Time bum-rushed me. For the first time, just last weekend, we picked up a friend to go to a party, your matching booster seats bumping into each other in the back seat. You finally left pull-ups behind, at least for naps. Playdates, these days, you’re on your own, tossing a wave over your shoulder as you run to greet your friend. It’s not yet comfortable, to me, this time apart.

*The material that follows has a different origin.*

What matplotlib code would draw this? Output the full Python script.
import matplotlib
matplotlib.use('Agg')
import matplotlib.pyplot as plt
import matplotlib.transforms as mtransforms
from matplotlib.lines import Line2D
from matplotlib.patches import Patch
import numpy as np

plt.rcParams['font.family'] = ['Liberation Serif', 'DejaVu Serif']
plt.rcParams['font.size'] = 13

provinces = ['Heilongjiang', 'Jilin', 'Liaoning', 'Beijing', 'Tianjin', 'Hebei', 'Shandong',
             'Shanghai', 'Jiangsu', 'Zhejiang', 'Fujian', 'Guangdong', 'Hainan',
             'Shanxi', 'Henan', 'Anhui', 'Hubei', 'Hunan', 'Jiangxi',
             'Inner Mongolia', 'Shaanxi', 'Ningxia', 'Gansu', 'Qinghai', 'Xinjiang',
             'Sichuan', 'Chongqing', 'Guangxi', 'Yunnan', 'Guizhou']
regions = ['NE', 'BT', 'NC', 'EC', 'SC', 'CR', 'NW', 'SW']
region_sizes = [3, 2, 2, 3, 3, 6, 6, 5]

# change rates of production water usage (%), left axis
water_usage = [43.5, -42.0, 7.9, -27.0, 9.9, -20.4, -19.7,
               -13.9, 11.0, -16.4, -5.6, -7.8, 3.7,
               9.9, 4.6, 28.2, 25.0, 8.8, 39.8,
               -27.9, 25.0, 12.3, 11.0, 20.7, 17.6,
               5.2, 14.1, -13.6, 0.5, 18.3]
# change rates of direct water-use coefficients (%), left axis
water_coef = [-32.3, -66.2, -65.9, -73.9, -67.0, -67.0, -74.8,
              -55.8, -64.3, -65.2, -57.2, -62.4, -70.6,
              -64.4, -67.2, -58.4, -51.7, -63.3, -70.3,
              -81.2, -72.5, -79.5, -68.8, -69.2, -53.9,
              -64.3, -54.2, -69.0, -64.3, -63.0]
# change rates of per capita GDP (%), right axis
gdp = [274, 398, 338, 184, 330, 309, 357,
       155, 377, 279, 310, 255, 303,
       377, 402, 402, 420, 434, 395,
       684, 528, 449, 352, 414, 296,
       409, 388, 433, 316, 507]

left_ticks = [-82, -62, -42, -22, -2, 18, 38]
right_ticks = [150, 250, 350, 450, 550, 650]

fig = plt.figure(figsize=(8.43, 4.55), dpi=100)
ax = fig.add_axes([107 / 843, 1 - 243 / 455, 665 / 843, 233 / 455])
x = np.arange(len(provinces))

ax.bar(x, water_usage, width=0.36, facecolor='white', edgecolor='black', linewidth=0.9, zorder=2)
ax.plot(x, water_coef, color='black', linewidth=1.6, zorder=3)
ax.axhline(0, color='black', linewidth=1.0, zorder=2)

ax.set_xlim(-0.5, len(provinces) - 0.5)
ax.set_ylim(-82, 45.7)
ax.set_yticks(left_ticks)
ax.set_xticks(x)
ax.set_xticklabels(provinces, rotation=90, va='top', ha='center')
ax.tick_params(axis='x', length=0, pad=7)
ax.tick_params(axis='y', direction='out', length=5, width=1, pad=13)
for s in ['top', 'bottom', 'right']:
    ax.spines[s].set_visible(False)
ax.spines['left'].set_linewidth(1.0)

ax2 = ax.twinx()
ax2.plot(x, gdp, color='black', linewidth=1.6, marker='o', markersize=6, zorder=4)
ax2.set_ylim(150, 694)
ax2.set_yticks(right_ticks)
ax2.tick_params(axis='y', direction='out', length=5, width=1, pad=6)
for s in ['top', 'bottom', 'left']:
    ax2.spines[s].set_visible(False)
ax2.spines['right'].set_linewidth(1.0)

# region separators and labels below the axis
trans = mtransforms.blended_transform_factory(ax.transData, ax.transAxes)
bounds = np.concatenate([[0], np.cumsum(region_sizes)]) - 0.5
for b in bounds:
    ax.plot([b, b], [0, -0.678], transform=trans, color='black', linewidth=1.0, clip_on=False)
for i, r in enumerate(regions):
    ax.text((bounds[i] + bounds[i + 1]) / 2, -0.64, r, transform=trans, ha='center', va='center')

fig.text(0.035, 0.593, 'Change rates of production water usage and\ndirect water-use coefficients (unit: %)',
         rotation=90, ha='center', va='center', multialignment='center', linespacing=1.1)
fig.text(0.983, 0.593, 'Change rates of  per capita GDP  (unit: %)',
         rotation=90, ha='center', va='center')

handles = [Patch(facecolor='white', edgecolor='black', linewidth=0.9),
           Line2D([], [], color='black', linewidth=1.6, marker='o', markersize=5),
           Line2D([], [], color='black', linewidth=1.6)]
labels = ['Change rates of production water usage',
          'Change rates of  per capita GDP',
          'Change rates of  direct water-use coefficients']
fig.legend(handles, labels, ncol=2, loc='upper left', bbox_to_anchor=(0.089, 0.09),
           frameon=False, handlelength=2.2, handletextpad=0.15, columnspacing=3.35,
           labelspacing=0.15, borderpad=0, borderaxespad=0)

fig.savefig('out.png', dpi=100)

You stayed at school for naptime, as an experiment. When I arrived you bolted up from your blanket: surrounded by children sleeping peacefully, you’d been keeping an eye on the door, watching and waiting. Your cheeks were streaked with tears. You’d cried for me, you said. Let’s not do this again, you said. Let’s go home, you said, reaching for me. I picked you up to carry you to the car and you curled into me, your head on my shoulder, content for the moment to grant me that one wish all mothers’ hearts secretly hold: to have my baby in my arms, for just a little bit longer.